Abstract

The photon echo (PE) spectroscopy and single-molecule spectroscopy (SMS) may be combined to give a very powerful tool for comprehensive study of low-temperature dynamics in dye-doped disordered solids (polymers, glasses). At the same time, this type of studies are likely to reveal discrepancies when comparing characteristic times of optical dephasing T2 and single-molecule zero-phonon spectral lines (ZPL) broadening obtained from PE and SMS, correspondingly, for tetra-tert-butylterrylene in polyisobutylene in the temperature range of a few–dozen of Kelvins [see Phys. Status Solidi B 241, 3480 and 3487 (2004)]. Inexplicably, PE-experiments demonstrated T2-times to be much shorter than it is sufficient to cause the corresponding ZPL broadening.
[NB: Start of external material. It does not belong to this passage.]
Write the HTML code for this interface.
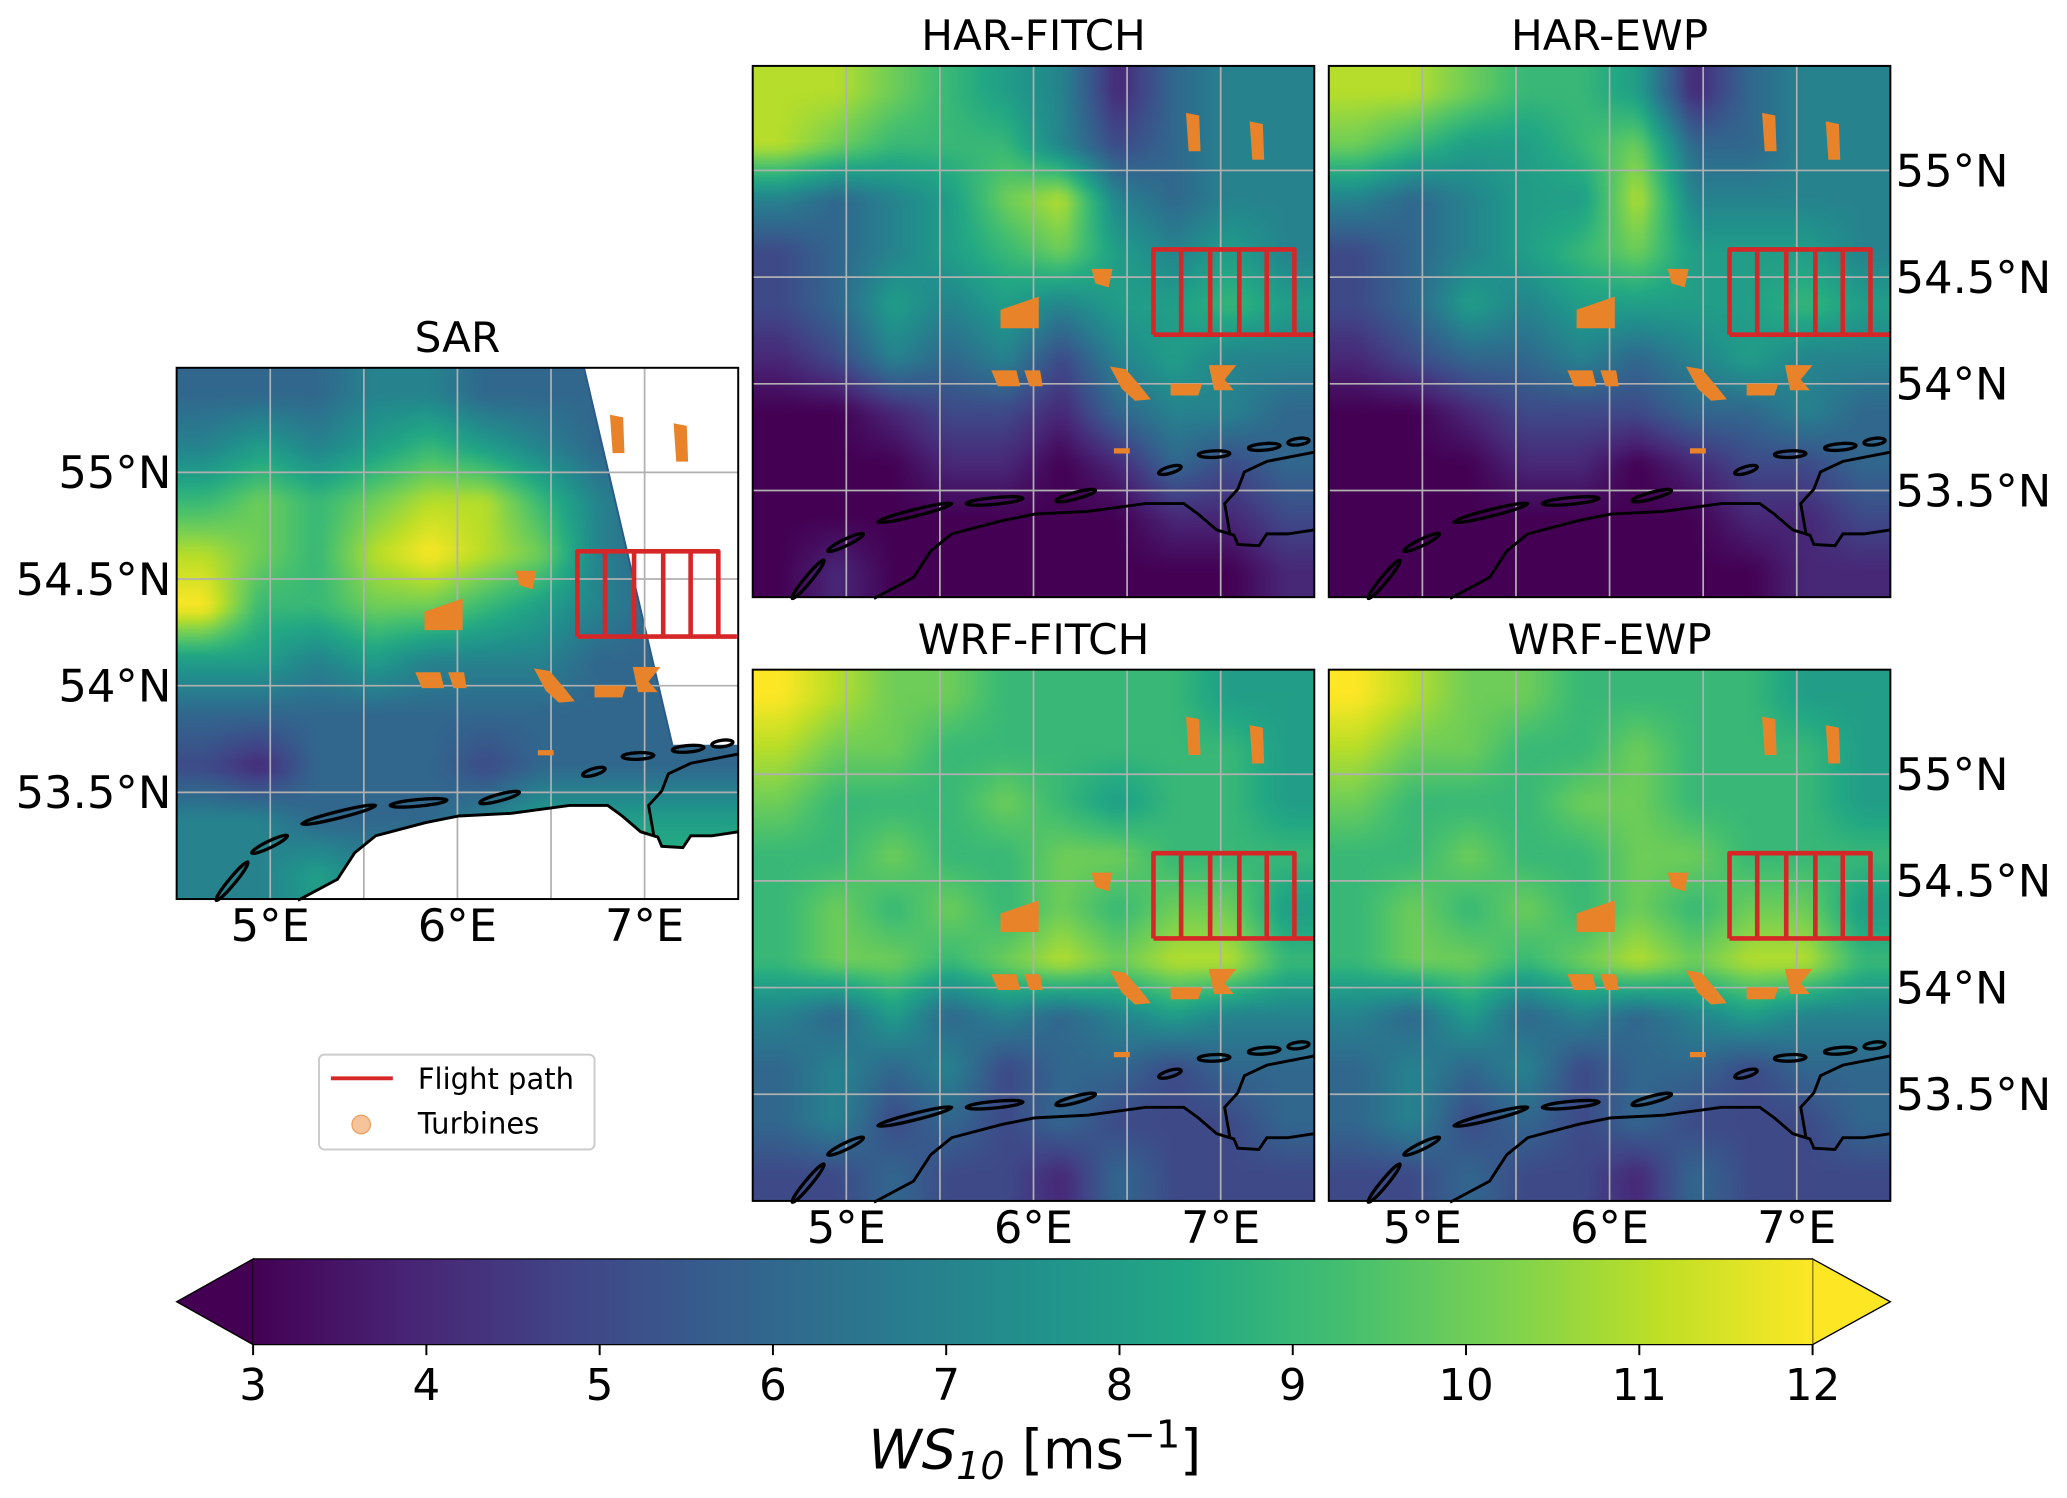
<!DOCTYPE html>
<html><head><meta charset="utf-8">
<style>
html,body{margin:0;padding:0;background:#fff;width:2067px;height:1497px;overflow:hidden}
#root{position:absolute;left:0;top:0;width:1568px;height:1136px;transform:scale(1.31824);transform-origin:0 0;font-family:"DejaVu Sans","Liberation Sans",sans-serif}
canvas{position:absolute;width:426px;height:403px}
svg{position:absolute;left:0;top:0}
</style></head><body>
<div id="root">
<canvas id="c-sar" style="left:134px;top:279px"></canvas>
<canvas id="c-hf" style="left:571px;top:50px"></canvas>
<canvas id="c-he" style="left:1008px;top:50px"></canvas>
<canvas id="c-wf" style="left:571px;top:508px"></canvas>
<canvas id="c-we" style="left:1008px;top:508px"></canvas>
<svg id="ov" width="1568" height="1136" viewBox="0 0 1568 1136">
<defs>
<linearGradient id="vir" x1="0" x2="1" y1="0" y2="0">
<stop offset="0" stop-color="#440154"/><stop offset="0.1" stop-color="#482475"/><stop offset="0.2" stop-color="#414487"/><stop offset="0.3" stop-color="#355f8d"/><stop offset="0.4" stop-color="#2a788e"/><stop offset="0.5" stop-color="#21918c"/><stop offset="0.6" stop-color="#22a884"/><stop offset="0.7" stop-color="#44bf70"/><stop offset="0.8" stop-color="#7ad151"/><stop offset="0.9" stop-color="#bddf26"/><stop offset="1" stop-color="#fde725"/>
</linearGradient>
</defs>
</svg>
</div>
<script>
// ---- data (coarse wind-speed fields, m/s; rows north->south, cols west->east) ----
const sarField=[[6,6,6,7,7,6,6,6,6,6],[7,8,7,8,9,8,7,6,6,6],[9,10,9,10,11,11,9,7,6,6],[11,10,9,11,12,11,10,7,6,6],[12,9,9,10,10,9,8,7,6,6],[8,8,7,8,7,7,7,6,6,6],[6,6,6,6,6,6,6,6,6,6],[5,4,6,6,6,5,6,6,6,6],[7,7,6,6,6,7,8,8,8,8],[7,7,8,7,8,9,9,9,9,9]];
const harFitchField=[[11,11,10,9,8,7,4,6,7,7],[11,10,9,9,9,7,5,6,7,7],[7,6,7,8,10,11,7,6,7,7],[5,6,7,8,9,10,8,7,8,7],[5,6,8,7,8,7,8,8,9,8],[4,5,7,6,7,5,7,8,7,7],[3,3,4,5,5,4,6,7,7,6],[3,3,3,4,4,3,4,6,5,6],[3,3,3,3,3,3,3,4,4,5],[3,4,3,3,3,3,3,3,3,4]];
const harEwpField=[[11,11,10,9,9,8,4,6,7,7],[10,9,8,8,9,10,6,6,7,7],[7,6,7,8,8,11,7,7,7,7],[5,6,7,8,9,10,8,8,8,7],[5,6,8,7,8,8,8,8,9,8],[4,5,6,6,7,6,7,8,7,7],[3,3,4,5,5,5,6,6,7,6],[3,3,3,4,4,3,4,5,5,6],[3,3,3,3,3,3,3,4,4,5],[3,3,3,3,3,3,3,3,4,4]];
const wrfFitchField=[[12,11,10,10,9,9,9,9,8,8],[11,10,10,9,9,9,9,9,9,8],[10,9,9,9,10,9,8,9,9,8],[9,9,10,9,9,10,10,9,9,9],[9,10,9,10,9,10,9,10,10,8],[9,10,10,9,10,11,10,11,11,9],[7,6,8,6,7,6,7,8,7,7],[6,7,6,7,5,6,6,5,6,6],[6,7,5,6,5,6,5,5,5,6],[5,5,6,5,5,4,6,5,5,5]];
const wrfEwpField=[[12,11,10,10,9,9,9,9,8,8],[11,10,10,9,9,10,9,9,9,8],[10,9,9,9,10,10,9,9,9,8],[9,9,10,9,9,10,10,9,9,9],[9,10,9,10,9,10,9,10,10,8],[9,10,10,9,10,11,10,11,11,9],[7,6,8,6,7,6,7,8,7,7],[6,7,6,7,5,6,6,5,6,6],[6,7,5,6,5,6,5,5,5,6],[5,5,6,5,5,4,6,5,5,5]];
const cbTicks=[3,4,5,6,7,8,9,10,11,12];
const lonTicks=[5,6,7];
const latTicks=[55,54.5,54,53.5];
const flightLon=[6.641,6.641,7.394,7.394,7.493];
const flightLat=[54.23,54.63,54.63,54.23,54.23];
const legLon=[6.789,6.944,7.099,7.246];
const turbLon=[6.85,6.85,7.19,7.19];
const turbLat=[55.27,55.09,55.23,55.05];
// coastline & islands, panel-relative px (x from left, y from top of a 426x403 map)
const coastX=[92,122,135,151,189,214,254,298,327,338,352,365,368,384,390,406,426];
const coastY=[404,388,368,355,345,340,338,332,332,340,352,356,363,364,355,355,352];
const ger=[[362,355],[358,332],[368,321],[373,308],[390,300],[426,293]];
const islands=[[[30,404],[54,375]],[[57,368],[84,355]],[[95,346],[151,332]],[[162,332],[205,328]],[[230,330],[260,322]],[[308,309],[325,304]],[[338,295],[362,294]],[[376,290],[400,288]],[[406,286],[422,284]]];
const turbPatches=[[[257,154],[273,154],[270,168],[260,165]],[[188,185],[217,175],[217,199],[188,199]],[[181,231],[200,231],[203,243],[186,243]],[[206,231],[218,231],[220,243],[210,243]],[[271,228],[283,230],[295,244],[302,253],[290,254],[280,245]],[[317,241],[341,241],[338,250],[317,250]],[[346,227],[367,227],[358,238],[365,246],[350,246]],[[274,290],[286,290],[286,294],[274,294]]];

const VIR=[[68,1,84],[72,36,117],[65,68,135],[53,95,141],[42,120,142],[33,145,140],[34,168,132],[68,191,112],[122,209,81],[189,223,38],[253,231,37]];
function vir(v){let t=(v-3)/9;t=Math.max(0,Math.min(1,t))*10;const i=Math.min(9,Math.floor(t)),f=t-i;return VIR[i].map((c,k)=>Math.round(c+(VIR[i+1][k]-c)*f));}
function paint(id,field){const c=document.getElementById(id);const R=field.length,C=field[0].length;const S=6;c.width=C*S;c.height=R*S;const ctx=c.getContext('2d');const im=ctx.createImageData(C*S,R*S);
 for(let y=0;y<R*S;y++)for(let x=0;x<C*S;x++){let fy=(y+0.5)/S-0.5,fx=(x+0.5)/S-0.5;fy=Math.max(0,Math.min(R-1,fy));fx=Math.max(0,Math.min(C-1,fx));const r0=Math.floor(fy),c0=Math.floor(fx),r1=Math.min(R-1,r0+1),c1=Math.min(C-1,c0+1),ay=fy-r0,ax=fx-c0;
 const v=field[r0][c0]*(1-ax)*(1-ay)+field[r0][c1]*ax*(1-ay)+field[r1][c0]*(1-ax)*ay+field[r1][c1]*ax*ay;const col=vir(v);const o=(y*C*S+x)*4;im.data[o]=col[0];im.data[o+1]=col[1];im.data[o+2]=col[2];im.data[o+3]=255;}
 ctx.putImageData(im,0,0);}
paint('c-sar',sarField);paint('c-hf',harFitchField);paint('c-he',harEwpField);paint('c-wf',wrfFitchField);paint('c-we',wrfEwpField);

const NS='http://www.w3.org/2000/svg';const svg=document.getElementById('ov');
function mk(tag,attrs,txt){const e=document.createElementNS(NS,tag);for(const k in attrs)e.setAttribute(k,attrs[k]);if(txt!==undefined)e.textContent=txt;svg.appendChild(e);return e;}
const W=426,H=403,LON0=4.5,LON1=7.5,LAT0=53.0,LAT1=55.49;
function px(p,lon){return p.x+(lon-LON0)/(LON1-LON0)*W;}
function py(p,lat){return p.y+(LAT1-lat)/(LAT1-LAT0)*H;}
const panels=[
 {x:134,y:279,title:'SAR',name:'sar',left:true,bottom:true},
 {x:571,y:50,title:'HAR-FITCH',name:'har-fitch'},
 {x:1008,y:50,title:'HAR-EWP',name:'har-ewp',right:true},
 {x:571,y:508,title:'WRF-FITCH',name:'wrf-fitch',bottom:true},
 {x:1008,y:508,title:'WRF-EWP',name:'wrf-ewp',right:true,bottom:true}];
function poly(p,lons,lats){return lons.map((l,i)=>(i?'L':'M')+px(p,l).toFixed(1)+','+py(p,lats[i]).toFixed(1)).join(' ');}
function rel(p,pts){return pts.map((q,i)=>(i?'L':'M')+(p.x+q[0])+','+(p.y+q[1])).join(' ');}
panels.forEach(p=>{
 const coastPts=coastX.map((x,i)=>[x,coastY[i]]);
 if(p.name==='sar'){
  let e=mk('path',{d:`M${p.x+309},${p.y} L${p.x+W},${p.y} L${p.x+W},${p.y+286} L${p.x+376},${p.y+286} Z`,fill:'#fff'});
  
  e=mk('path',{d:rel(p,coastPts)+` L${p.x+W},${p.y+H} Z`,fill:'#fff'});
  
  e=mk('line',{x1:p.x+309,y1:p.y,x2:p.x+376,y2:p.y+286,stroke:'#2a5a8a','stroke-width':1.5});
 }
 for(let l=5;l<7.6;l+=0.5){const x=px(p,l);if(x<p.x+W-1){const e=mk('line',{x1:x,y1:p.y,x2:x,y2:p.y+H,stroke:'#b0b0b0','stroke-width':1.3});}}
 latTicks.forEach(l=>{const y=py(p,l);const e=mk('line',{x1:p.x,y1:y,x2:p.x+W,y2:y,stroke:'#b0b0b0','stroke-width':1.3});});
 let e=mk('path',{d:rel(p,coastPts),fill:'none',stroke:'#000','stroke-width':2.2});
 
 e=mk('path',{d:rel(p,ger),fill:'none',stroke:'#000','stroke-width':2.2});
 
 islands.forEach(s=>{const [a,b]=s;const cx=(a[0]+b[0])/2+p.x,cy=(a[1]+b[1])/2+p.y;const L=Math.hypot(b[0]-a[0],b[1]-a[1])/2;const ang=Math.atan2(b[1]-a[1],b[0]-a[0])*180/Math.PI;
  const el=mk('ellipse',{cx:cx,cy:cy,rx:Math.max(L,3),ry:2.5,fill:'none',stroke:'#000','stroke-width':2.5,transform:`rotate(${ang} ${cx} ${cy})`});
  });
 turbPatches.forEach(t=>{const el=mk('path',{d:rel(p,t)+'Z',fill:'#e8832a'});});
 for(let i=0;i<turbLon.length;i+=2){const x=px(p,turbLon[i]);const el=mk('path',{d:`M${x-5},${py(p,turbLat[i])} L${x+5},${py(p,turbLat[i])+2} L${x+6},${py(p,turbLat[i+1])} L${x-3},${py(p,turbLat[i+1])} Z`,fill:'#e8832a'});}
 e=mk('path',{d:poly(p,flightLon,flightLat)+' '+legLon.map(l=>`M${px(p,l).toFixed(1)},${py(p,54.23).toFixed(1)} L${px(p,l).toFixed(1)},${py(p,54.63).toFixed(1)}`).join(' ')+` M${px(p,6.641)},${py(p,54.23)} L${px(p,7.394)},${py(p,54.23)}`,fill:'none',stroke:'#d62728','stroke-width':3.5,'stroke-linejoin':'round'});
 
 e=mk('rect',{x:p.x,y:p.y,width:W,height:H,fill:'none',stroke:'#000','stroke-width':1.5});
 
 e=mk('text',{x:p.x+W/2,y:p.y-12,'text-anchor':'middle','font-size':32},p.title);
 
 if(p.left||p.right)latTicks.forEach(l=>{const e=mk('text',{x:p.left?p.x-4:p.x+W+4,y:py(p,l)+12,'text-anchor':p.left?'end':'start','font-size':34},l+'°N');});
 if(p.bottom)lonTicks.forEach(l=>{const e=mk('text',{x:px(p,l),y:p.y+H+32,'text-anchor':'middle','font-size':34},l+'°E');});
});
// legend
let e=mk('rect',{x:242,y:800,width:209,height:72,rx:4,fill:'#fff',stroke:'#ccc','stroke-width':1.5});

e=mk('line',{x1:251,y1:818,x2:298,y2:818,stroke:'#d62728','stroke-width':3});

e=mk('text',{x:317,y:826,'font-size':22},'Flight path');

e=mk('circle',{cx:274,cy:853,r:7,fill:'#f7c39a',stroke:'#f0a060'});

e=mk('text',{x:317,y:860,'font-size':22},'Turbines');

// colorbar
const CB0=192,CB1=1375,CBY=955,CBH=65;
function cbx(v){return CB0+(v-cbTicks[0])/(cbTicks[cbTicks.length-1]-cbTicks[0])*(CB1-CB0);}
e=mk('polygon',{points:`${CB0},${CBY} 134,${CBY+CBH/2} ${CB0},${CBY+CBH}`,fill:'#440154',stroke:'#000','stroke-width':1});

e=mk('polygon',{points:`${CB1},${CBY} 1434,${CBY+CBH/2} ${CB1},${CBY+CBH}`,fill:'#fde725',stroke:'#000','stroke-width':1});

e=mk('rect',{x:CB0,y:CBY,width:CB1-CB0,height:CBH,fill:'url(#vir)',stroke:'none'});

e=mk('path',{d:`M${CB0},${CBY} L${CB1},${CBY} M${CB0},${CBY+CBH} L${CB1},${CBY+CBH}`,stroke:'#000','stroke-width':1});
cbTicks.forEach(v=>{
 const t=mk('line',{x1:cbx(v),y1:CBY+CBH,x2:cbx(v),y2:CBY+CBH+8,stroke:'#000','stroke-width':1.5});
 
 const l=mk('text',{x:cbx(v),y:CBY+CBH+42,'text-anchor':'middle','font-size':33},String(v));
 
});
e=mk('text',{x:785,y:1114,'text-anchor':'middle','font-size':41});
e.innerHTML='<tspan font-style="italic">WS</tspan><tspan font-style="italic" font-size="29" dy="8">10</tspan><tspan dy="-8"> [ms</tspan><tspan font-size="29" dy="-16">−1</tspan><tspan dy="16">]</tspan>';

</script>
</body></html>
Here we experimentally solve this problem and show that at T = 4.5–15 K the incoherent PE gives T2-times which correspond to the narrowest SM ZPL. On the SM-level there is a pronounced additional ZPL-broadening due to spectral diffusion processes which are strongly dependent on the characteristics time of the measurement (tens of nanoseconds for PE and seconds for SMS). There is also a broad distribution of ZPL spectral widths for different SMs due to different local environments, that contribute differently to both the optical dephasing and the spectral diffusion processes, but always in addition to the value of inverse optical dephasing times measured using a PE technique.